Investing in Gas Pipelines

 

 
  September 26, 2007
 
Winning permission to build natural gas pipelines is a tough job. It's designed that way. And while it is an inclusive process, it is not intended to be an impossible one. Success means being open and flexible and able to anticipate future needs.

Ken Silverstein
EnergyBiz Insider
Editor-in-Chief

Natural gas demand is expected to climb 12 percent over the next decade. More pipelines must therefore be constructed and new development could be lucrative with prices in the $6 to $8 per million BTUs. But, the quandary facing pipeline developers is that natural gas producers are complaining that they are not getting access to gas-rich areas. That makes it impossible to take a proactive position and start laying additional pipelines.

Altogether, the demand for electricity is expected to rise about 2 percent a year for the foreseeable future. All sorts of new infrastructure will be required, including 38,000 miles of natural gas pipelines and 225,000 miles of distribution lines, says the Bush administration. Right now, natural gas comprises about 15 percent of the country's electricity demand. Despite the depletion of existing wells and the difficulty winning access to restricted areas, natural gas is expected to take on a larger role.

"While gas produced in traditional basins such as the mid-continent, onshore Louisiana and the shallow waters of the Gulf of Mexico will continue to be important sources of supply, by themselves they will not be sufficient to satisfy growing demand over the next two decades," says a report released by the Interstate Natural Gas Association of America that focuses on pipeline-related issues. To meet future demand, gas from deepwater offshore in the Gulf of Mexico along with unconventional domestic sources and liquefied natural gas imports must be pursued.

The association says that at least $60 billion must be invested in new pipelines or repairing older ones over the next couple decades. But, developers are hard-pressed to invest that capital if the impediments to construction are too onerous and there is not enough gas to keep the new lines filled to capacity. Developers also want to make it easier for gas distributors to enter into long-term contracts that help pay for the lines.

Regulators are, largely, sympathetic. The Tampa region, for example, will sport a new natural gas pipeline. Construction on the Gulfstream Natural Gas System is scheduled to begin next January and run underwater to a power plant in St Petersburg owned by Progress Energy. The nearly 18 mile extension, which is part of an existing 645-mile line started in 2002, will be completed one year later.
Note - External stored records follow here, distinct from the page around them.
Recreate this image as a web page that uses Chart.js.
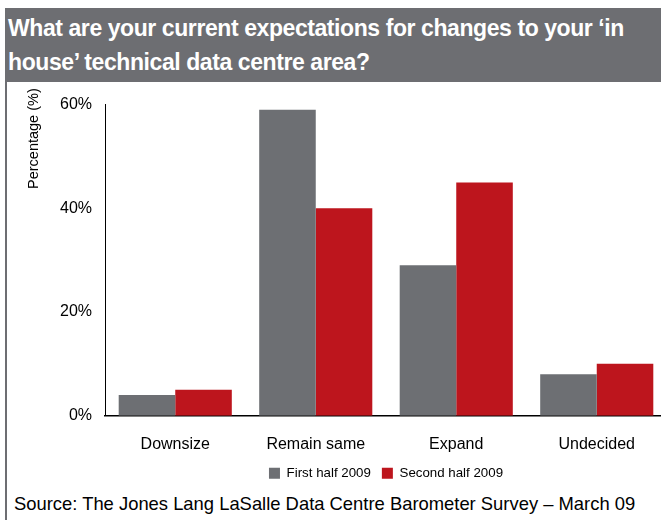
<!DOCTYPE html>
<html>
<head>
<meta charset="utf-8">
<script src="https://cdn.jsdelivr.net/npm/chart.js@4.4.1/dist/chart.umd.min.js"></script>
<style>
    html, body {
        margin: 0;
        padding: 0;
        width: 661px;
        height: 520px;
        overflow: hidden;
        background: #fff;
        font-family: "Liberation Sans", Arial, sans-serif;
    }
    #title {
        position: absolute;
        left: 5px;
        top: 8px;
        width: 656px;
        height: 74px;
        padding: 3px 0 0 3px;
        box-sizing: border-box;
        background: #6d6e72;
        color: #fff;
        font-weight: bold;
        font-size: 23px;
        letter-spacing: -0.42px;
        line-height: 34px;
        white-space: nowrap;
    }
    #frame {
        position: absolute;
        left: 5px;
        top: 82px;
        width: 2px;
        height: 438px;
        background: #6d6e72;
    }
    #wrap {
        position: absolute;
        left: 0;
        top: 82px;
    }
    #ytitle {
        position: absolute;
        font-size: 14.5px;
        color: #000;
        white-space: nowrap;
    }
    #source {
        position: absolute;
        left: 14px;
        top: 493px;
        font-size: 18.4px;
        color: #000;
        white-space: nowrap;
    }
</style>
</head>
<body>
<div id="title">What are your current expectations for changes to your ‘in<br>house’ technical data centre area?</div>
<div id="frame"></div>
<div id="wrap"><canvas id="chart" width="667" height="408"></canvas></div>
<div id="ytitle">Percentage (%)</div>
<div id="source">Source: The Jones Lang LaSalle Data Centre Barometer Survey – March 09</div>

<script>
const categories = ['Downsize', 'Remain same', 'Expand', 'Undecided'];
const firstHalf = [4, 59, 29, 8];
const secondHalf = [5, 40, 45, 10];
const yTicks = [0, 20, 40, 60];

const GREY = '#6d6f73';
const RED = '#bd151d';

// rotated axis caption: centre it on x=33 with its top end at y=88
const yTitle = document.getElementById('ytitle');
const capLen = yTitle.offsetWidth;
const capThick = yTitle.offsetHeight;
yTitle.style.left = (33 - capThick / 2) + 'px';
yTitle.style.top = (88 + capLen) + 'px';
yTitle.style.transformOrigin = '0 0';
yTitle.style.transform = 'rotate(-90deg)';

const ctx = document.getElementById('chart').getContext('2d');
new Chart(ctx, {
    type: 'bar',
    data: {
        labels: categories,
        datasets: [{
            label: 'First half 2009',
            data: firstHalf,
            backgroundColor: GREY
        }, {
            label: 'Second half 2009',
            data: secondHalf,
            backgroundColor: RED
        }]
    },
    options: {
        responsive: false,
        animation: false,
        categoryPercentage: 0.805,
        barPercentage: 1,
        layout: {
            padding: { top: 21, left: 0, right: 0, bottom: 0 }
        },
        plugins: {
            tooltip: { enabled: false },
            legend: {
                position: 'bottom',
                fullSize: false,
                labels: {
                    boxWidth: 11,
                    boxHeight: 11,
                    padding: 11,
                    color: '#000',
                    font: { family: 'Liberation Sans', size: 13.3 }
                }
            }
        },
        scales: {
            x: {
                grid: { display: false, drawTicks: false },
                border: { display: true, color: '#000', width: 1.5 },
                ticks: {
                    color: '#000',
                    padding: 19,
                    font: { family: 'Liberation Sans', size: 16 }
                },
                afterFit: scale => {
                    scale.height = 40;
                }
            },
            y: {
                min: 0,
                max: 60,
                afterBuildTicks: scale => {
                    scale.ticks = yTicks.map(v => ({ value: v }));
                },
                afterFit: scale => {
                    scale.width = 105;
                },
                grid: { display: false, drawTicks: false },
                border: { display: true, color: '#000', width: 1 },
                ticks: {
                    color: '#000',
                    padding: 13,
                    font: { family: 'Liberation Sans', size: 16 },
                    callback: v => v + '%'
                }
            }
        }
    }
});
</script>
</body>
</html>
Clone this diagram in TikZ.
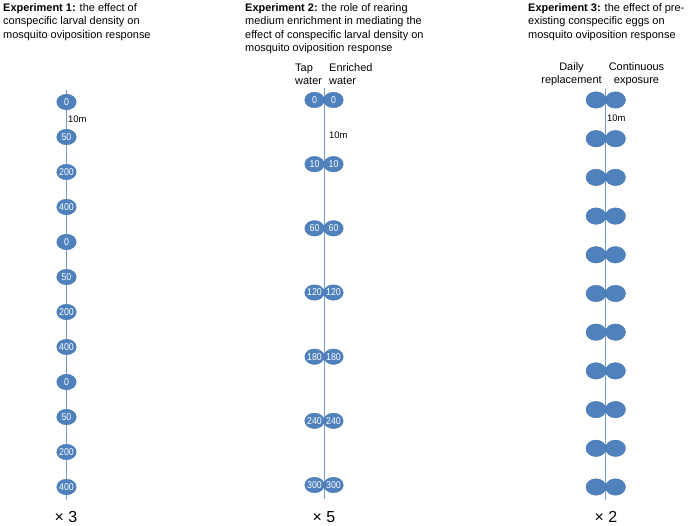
\documentclass[tikz,border=0pt]{standalone}
\usepackage{fontspec}
\setmainfont{Liberation Sans}
\newfontfamily\potfont[FakeStretch=0.88]{Liberation Sans}
\usetikzlibrary{shapes.geometric}
\definecolor{pfill}{HTML}{4F81BD}
\definecolor{pedge}{HTML}{4575AE}
\definecolor{pline}{HTML}{7399CF}
\newcommand{\potlabel}[1]{\makebox[0pt]{#1}}
\begin{document}
\begin{tikzpicture}[x=1bp,y=-1bp,
  pot/.style={ellipse,fill=pfill,draw=pedge,line width=0.4bp,inner sep=0pt,
    minimum width=19.5bp,minimum height=15.5bp,text=white,font=\potfont\fontsize{10}{10}\selectfont},
  bigpot/.style={pot,minimum width=20bp,minimum height=16.5bp},
  axis/.style={draw=pline,line width=0.9bp},
  title/.style={anchor=north west,inner sep=0pt,align=left,font=\fontsize{11}{13.5}\selectfont},
  head/.style={inner sep=0pt,font=\fontsize{11}{13}\selectfont},
  dist/.style={anchor=west,inner sep=0pt,font=\fontsize{9.5}{10}\selectfont},
  rep/.style={inner sep=0pt,font=\fontsize{16}{18}\selectfont}]
\useasboundingbox (0,0) rectangle (689,526);

% titles
\node[title] (t1) at (3,3) {\textbf{Experiment 1:} the effect of\\conspecific larval density on\\mosquito oviposition response};
\node[title] (t2) at (245,3) {\textbf{Experiment 2:} the role of rearing\\medium enrichment in mediating the\\effect of conspecific larval density on\\mosquito oviposition response};
\node[title] (t3) at (528,3) {\textbf{Experiment 3:} the effect of pre-\\existing conspecific eggs on\\mosquito oviposition response};

% Experiment 1
\coordinate (a1top) at (66,90);
\coordinate (a1bot) at (66,500);
\draw[axis] (a1top) -- (a1bot);
\foreach \v [count=\i from 0] in {0,50,200,400,0,50,200,400,0,50,200,400}{
  \node[pot] (p1-\i) at (66.5,{102+35*\i}) {\potlabel{\v}};
}
\node[dist] (d1) at (68,119) {10m};
\node[rep] (r1) at (66,517) {× 3};

% Experiment 2
\node[head,anchor=west,align=left] (h2a) at (295,74.5) {Tap\\water};
\node[head,anchor=west,align=left] (h2b) at (329,74.5) {Enriched\\water};
\coordinate (a2top) at (324,88);
\coordinate (a2bot) at (324,499);
\draw[axis] (a2top) -- (a2bot);
\foreach \v [count=\i from 0] in {0,10,60,120,180,240,300}{
  \node[pot] (l2-\i) at (314.5,{100+64.17*\i}) {\potlabel{\v}};
  \node[pot] (r2-\i) at (333.5,{100+64.17*\i}) {\potlabel{\v}};
}
\node[dist] (d2) at (329,135) {10m};
\node[rep] (r2) at (324,517) {× 5};

% Experiment 3
\node[head,align=center] (h3a) at (571.5,74.5) {Daily\\replacement};
\node[head,align=center] (h3b) at (636.5,74.5) {Continuous\\exposure};
\coordinate (a3top) at (605.5,89);
\coordinate (a3bot) at (605.5,500);
\draw[axis] (a3top) -- (a3bot);
\foreach \i in {0,...,10}{
  \node[bigpot] (l3-\i) at (596,{100+38.7*\i}) {};
  \node[bigpot] (r3-\i) at (615.5,{100+38.7*\i}) {};
}
\node[dist] (d3) at (607,118) {10m};
\node[rep] (r3) at (606,517) {× 2};
\end{tikzpicture}
\end{document}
All projects are contentious, but the Gulfstream line was particularly so. The proactive answer for any developer is to estimate what future demand will be at the time of initial construction and then to work to accommodate that potential growth. Once that design reaches capacity, the matter must be addressed before problems occur by establishing neighborhood meetings and creating a common communications strategy.

Inclusive Process

The federal government is concerned about potential energy shortages and any subsequent rolling blackouts. To cope, the Federal Energy Regulatory Commission is trying to get all regulatory agencies to coordinate their schedules and reviews under the Bush administration's fast track initiative. The goal is not to subvert the permitting process but rather, to streamline it.

"We've taken six months off the old process," says Robert Cupina, with FERC, in a prior talk with this writer. "It's more thorough and there's no corner-cutting."

The first step for developers is to determine whether new pipelines are needed and whether the price of natural gas supports construction such that companies can obtain firm contracts to finance them. The next step is to propose a route the line will take. Overall, there still must not be any significant affect on either the natural habitat or the landowners who lease their rights-of-way. Those precautions will inevitably lead to the rerouting of any transmission line or pipeline system, although in some cases the federal government may exercise its right of eminent domain.

California, Florida and New England have a strong need for new natural gas supplies. Spectra Energy is a developer that wants to expand its pipeline system through markets in the Northeast. Altogether, the Waltham, Mass.-based company says that it plans to invest about $1.5 billion in expansions that will bring incremental natural gas supplies to the Northeastern states, all with the support of the public it expects to serve.

As new supplies begin to enter the Northeast and new infrastructure is placed into service, the region will then have access to significant sources of Eastern U.S. seaboard liquefied natural gas and Western U.S. natural gas. "We're connecting supply from all compass points and moving it to the Northeast region," says Fred Fowler, Spectra Energy's CEO. "These are real projects that offer customers supply choice and reliability, and will bring competitive pricing to the region."

While sentiments are changing, the opposition to new construction is almost always intense. The process to get the permits and to overcome the environmental and zoning questions is lengthy and expensive. Consider that the Long Island Power Authority just recently said it would forego building a pipeline and instead rely on an existing line owned and operated by neighboring Keyspan Corp.

But, generally, the need for new gas supplies and the infrastructure to carry the gas remains an urgent matter. Achieving a consensus is the key. Producers and pipeline developers must be willing to meet with various constituencies early in the process and to incorporate their views into business plans. Developers must then be able to adapt to changing conditions, which will increase their chances of winning new pipeline permits along with the necessary financing.